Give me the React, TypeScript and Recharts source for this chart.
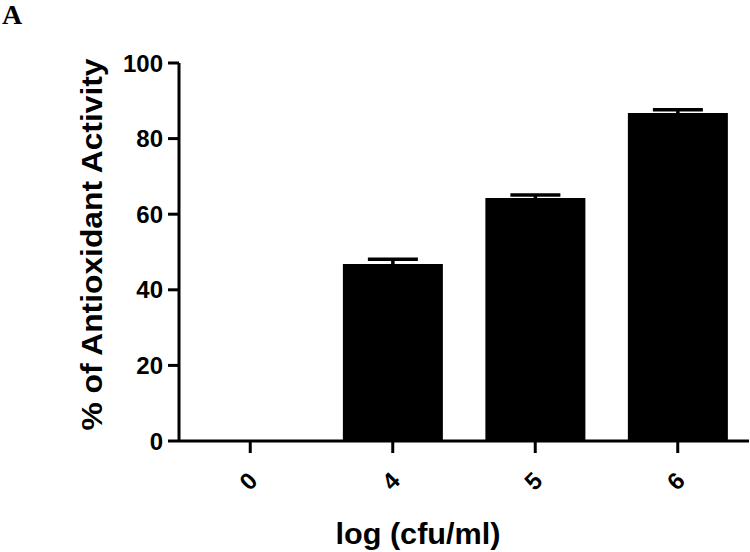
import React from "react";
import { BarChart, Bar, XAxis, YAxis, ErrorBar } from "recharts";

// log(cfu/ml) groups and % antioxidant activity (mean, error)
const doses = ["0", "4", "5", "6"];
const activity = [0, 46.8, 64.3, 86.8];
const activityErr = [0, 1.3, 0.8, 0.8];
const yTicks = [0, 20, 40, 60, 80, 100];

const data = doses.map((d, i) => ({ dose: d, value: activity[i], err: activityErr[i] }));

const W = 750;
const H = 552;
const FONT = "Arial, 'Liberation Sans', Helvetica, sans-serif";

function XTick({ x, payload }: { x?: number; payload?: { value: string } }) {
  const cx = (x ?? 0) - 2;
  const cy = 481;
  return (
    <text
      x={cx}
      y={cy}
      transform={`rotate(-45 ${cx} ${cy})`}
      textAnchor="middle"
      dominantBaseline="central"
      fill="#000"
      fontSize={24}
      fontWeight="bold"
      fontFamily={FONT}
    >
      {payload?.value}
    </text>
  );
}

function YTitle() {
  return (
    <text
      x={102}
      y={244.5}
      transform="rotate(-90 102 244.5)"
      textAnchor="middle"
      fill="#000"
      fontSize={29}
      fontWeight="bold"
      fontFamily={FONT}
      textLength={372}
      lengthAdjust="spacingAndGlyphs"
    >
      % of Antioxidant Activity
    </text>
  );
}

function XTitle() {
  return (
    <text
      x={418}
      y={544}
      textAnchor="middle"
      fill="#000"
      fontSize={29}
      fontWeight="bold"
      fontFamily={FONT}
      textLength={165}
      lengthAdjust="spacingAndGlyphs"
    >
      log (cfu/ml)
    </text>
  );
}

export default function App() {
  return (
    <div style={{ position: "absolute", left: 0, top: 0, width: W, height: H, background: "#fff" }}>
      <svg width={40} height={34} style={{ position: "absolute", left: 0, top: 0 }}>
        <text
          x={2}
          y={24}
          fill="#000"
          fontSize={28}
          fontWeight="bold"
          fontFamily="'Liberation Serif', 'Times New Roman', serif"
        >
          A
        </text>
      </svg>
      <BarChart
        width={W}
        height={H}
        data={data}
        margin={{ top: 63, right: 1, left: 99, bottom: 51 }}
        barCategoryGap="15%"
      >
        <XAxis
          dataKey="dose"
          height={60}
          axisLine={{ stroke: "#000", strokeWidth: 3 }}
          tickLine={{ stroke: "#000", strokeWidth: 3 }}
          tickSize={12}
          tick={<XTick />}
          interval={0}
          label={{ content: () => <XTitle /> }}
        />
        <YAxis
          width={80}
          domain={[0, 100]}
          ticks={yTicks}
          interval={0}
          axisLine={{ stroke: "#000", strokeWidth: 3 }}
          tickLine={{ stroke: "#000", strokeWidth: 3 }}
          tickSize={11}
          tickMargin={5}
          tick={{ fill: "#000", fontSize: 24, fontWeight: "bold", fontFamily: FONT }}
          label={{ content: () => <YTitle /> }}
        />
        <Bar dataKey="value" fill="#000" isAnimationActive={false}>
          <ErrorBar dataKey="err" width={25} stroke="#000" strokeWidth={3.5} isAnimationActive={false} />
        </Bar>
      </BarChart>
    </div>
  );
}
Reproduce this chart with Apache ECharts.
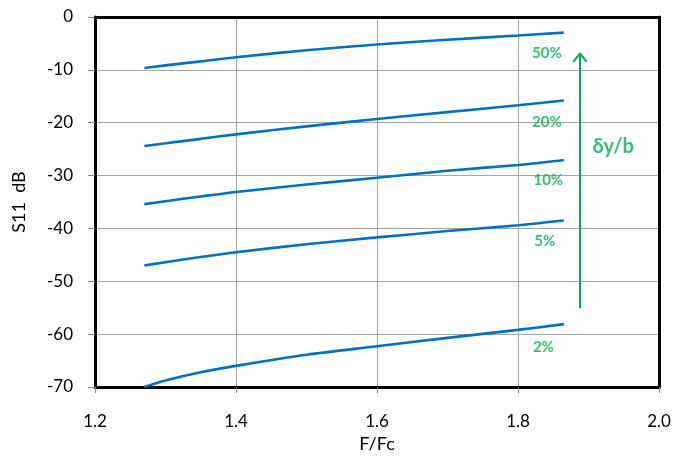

Required work: Write out the data precisely as given, excluding the pictures.

Written answer:
Give me the React, TypeScript and Recharts source for this chart.
import React from "react";
import { BarChart, Bar, XAxis, YAxis, ErrorBar } from "recharts";

// log(cfu/ml) groups and % antioxidant activity (mean, error)
const doses = ["0", "4", "5", "6"];
const activity = [0, 46.8, 64.3, 86.8];
const activityErr = [0, 1.3, 0.8, 0.8];
const yTicks = [0, 20, 40, 60, 80, 100];

const data = doses.map((d, i) => ({ dose: d, value: activity[i], err: activityErr[i] }));

const W = 750;
const H = 552;
const FONT = "Arial, 'Liberation Sans', Helvetica, sans-serif";

function XTick({ x, payload }: { x?: number; payload?: { value: string } }) {
  const cx = (x ?? 0) - 2;
  const cy = 481;
  return (
    <text
      x={cx}
      y={cy}
      transform={`rotate(-45 ${cx} ${cy})`}
      textAnchor="middle"
      dominantBaseline="central"
      fill="#000"
      fontSize={24}
      fontWeight="bold"
      fontFamily={FONT}
    >
      {payload?.value}
    </text>
  );
}

function YTitle() {
  return (
    <text
      x={102}
      y={244.5}
      transform="rotate(-90 102 244.5)"
      textAnchor="middle"
      fill="#000"
      fontSize={29}
      fontWeight="bold"
      fontFamily={FONT}
      textLength={372}
      lengthAdjust="spacingAndGlyphs"
    >
      % of Antioxidant Activity
    </text>
  );
}

function XTitle() {
  return (
    <text
      x={418}
      y={544}
      textAnchor="middle"
      fill="#000"
      fontSize={29}
      fontWeight="bold"
      fontFamily={FONT}
      textLength={165}
      lengthAdjust="spacingAndGlyphs"
    >
      log (cfu/ml)
    </text>
  );
}

export default function App() {
  return (
    <div style={{ position: "absolute", left: 0, top: 0, width: W, height: H, background: "#fff" }}>
      <svg width={40} height={34} style={{ position: "absolute", left: 0, top: 0 }}>
        <text
          x={2}
          y={24}
          fill="#000"
          fontSize={28}
          fontWeight="bold"
          fontFamily="'Liberation Serif', 'Times New Roman', serif"
        >
          A
        </text>
      </svg>
      <BarChart
        width={W}
        height={H}
        data={data}
        margin={{ top: 63, right: 1, left: 99, bottom: 51 }}
        barCategoryGap="15%"
      >
        <XAxis
          dataKey="dose"
          height={60}
          axisLine={{ stroke: "#000", strokeWidth: 3 }}
          tickLine={{ stroke: "#000", strokeWidth: 3 }}
          tickSize={12}
          tick={<XTick />}
          interval={0}
          label={{ content: () => <XTitle /> }}
        />
        <YAxis
          width={80}
          domain={[0, 100]}
          ticks={yTicks}
          interval={0}
          axisLine={{ stroke: "#000", strokeWidth: 3 }}
          tickLine={{ stroke: "#000", strokeWidth: 3 }}
          tickSize={11}
          tickMargin={5}
          tick={{ fill: "#000", fontSize: 24, fontWeight: "bold", fontFamily: FONT }}
          label={{ content: () => <YTitle /> }}
        />
        <Bar dataKey="value" fill="#000" isAnimationActive={false}>
          <ErrorBar dataKey="err" width={25} stroke="#000" strokeWidth={3.5} isAnimationActive={false} />
        </Bar>
      </BarChart>
    </div>
  );
}
Reproduce this chart with Apache ECharts.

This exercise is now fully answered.